The White House is preparing to convene a high-level meeting with senior executives from the crypto and banking sectors next week, as lawmakers struggle to push a long-awaited crypto market structure bill through the U.S. Senate. The meeting, first reported by Reuters, underscores growing urgency in Washington as negotiations remain stuck over one of the most divisive issues in digital asset regulation.
Stablecoin Rewards Become the Flashpoint
According to people familiar with the discussions, the summit will be hosted by the White House Crypto Council and will focus heavily on the treatment of stablecoin rewards, a provision that has become a major stumbling block in the US Senate Banking Committee. While the White House declined to comment publicly, officials see the issue as central to unlocking bipartisan support.
Tensions have intensified since the passage of the GENIUS Act last summer. Although the law prohibits stablecoin issuers from paying direct interest, it allows third-party platforms such as Coinbase to offer rewards to users holding stablecoins. Banks argue this loophole threatens traditional deposits, while crypto firms say the framework was already negotiated and approved.
Banks and Crypto at Odds
Banking trade groups have warned that unrestricted stablecoin rewards could drain deposits, particularly from community banks already under pressure from higher funding costs.
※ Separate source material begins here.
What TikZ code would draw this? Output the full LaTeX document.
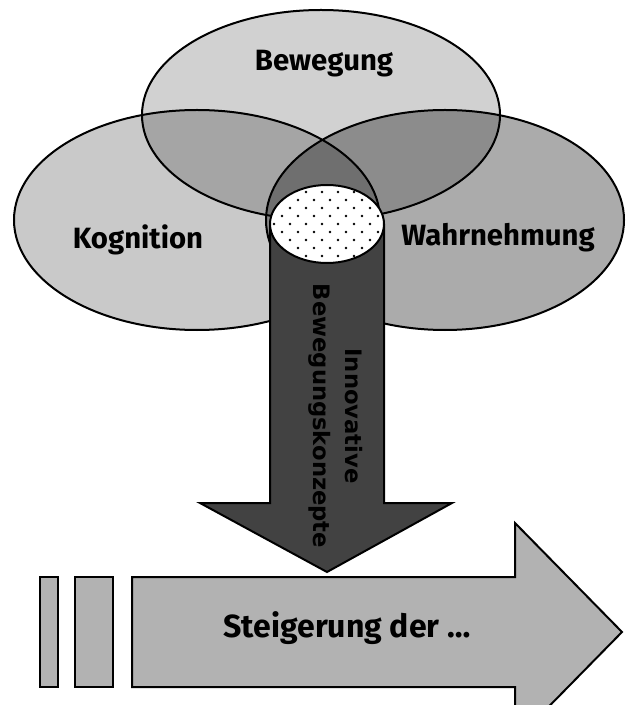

From their perspective, crypto platforms offering yield-like incentives create a shadow banking system without equivalent regulatory burdens.
On the other side, crypto advocates accuse banks of trying to stifle competition under the guise of financial stability. Industry representatives argue that stablecoin rewards offered by exchanges are fundamentally different from interest paid by issuers, and that rolling them back would undermine innovation just as the U.S. tries to assert leadership in digital finance.
Industry Groups Step In
The Blockchain Association confirmed it will participate in the White House meeting. Its CEO, Summer Mersinger, framed the talks as a pivotal moment for U.S. policy.
Senate Process Still Stalled
Washington renewed its push to regulate crypto comprehensively last year, when the House passed the CLARITY Act with bipartisan backing. However, the Senate process has proven far more fragile. Both the US Senate Agriculture Committee and the Senate Banking Committee must advance their own versions before a unified bill can reach the Senate floor.
That process hit turbulence when the Banking Committee abruptly canceled its hearing, after Coinbase withdrew support, citing concerns over tokenized equities, DeFi restrictions, and stablecoin rewards. While the Agriculture Committee is now scheduled to hold its hearing, the latest draft text lacks Democratic backing, raising doubts about whether it can secure the 60 votes needed to pass the Senate.
White House Pushes for Momentum
The White House has made clear it wants fast progress. Patrick Witt, executive director of the President’s Council of Advisors for Digital Assets, recently warned that the window for action could close if momentum fades under the current crypto-friendly administration.
A High-Stakes Mediation
By convening both sides directly, the White House appears to be positioning itself as a mediator in a debate that Congress has struggled to resolve alone. The outcome of the meeting could shape not just the fate of stablecoin rewards, but the broader trajectory of U.S. crypto regulation.
For now, the message from Washington is clear: gridlock is no longer acceptable. Whether banks and crypto firms can bridge their differences may determine if the United States finally delivers long-promised clear rules of the road - or continues to lag as other jurisdictions move ahead.